University of Manchester students 'ran drugs factory from dark web'
- Published
Four students ran a "drug dealing factory" from "the dark web" and lived a lavish lifestyle, a court has heard.
The University of Manchester students traded drugs such as ecstasy on the now-closed Silk Road website.
They enjoyed a lifestyle "far above that of typical students" including holidays to Jamaica and the Bahamas, Manchester Crown Court was told.
Basil Assaf, 26, James Roden, 25, Elliott Hyams, 26, and Jaikishen Patel, 26, are being sentenced this week.
They are thought to have earned at least £812,000 from selling large quantities of controlled drugs ecstasy, 2CB, LSD and ketamine between May 2011 and October 2013.
'Fondness for champagne'
The prosecution said Assaf boasted of his fondness for Veuve Clicquot Rose champagne and having enough money to pay for his education and buy a flat. He is believed to have transferred his earnings using the virtual currency bitcoin.

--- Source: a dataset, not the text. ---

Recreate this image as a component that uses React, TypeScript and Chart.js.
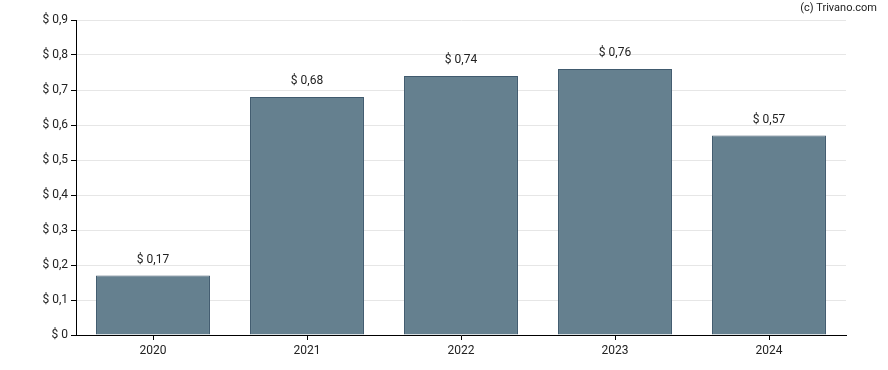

Three of the gang - Assaf, Roden, and Hyams - were arrested on the same date the FBI seized the Silk Road servers and the US Government had seized the online marketplace.
All four admitted various counts of conspiracy to importing, exporting and supplying controlled drugs at earlier hearings.
A fifth defendant, Joshua Morgan, 28, has admitted assisted an offender in his paid role of packaging the drugs.
Day two of the three-day sentencing resumes on Tuesday.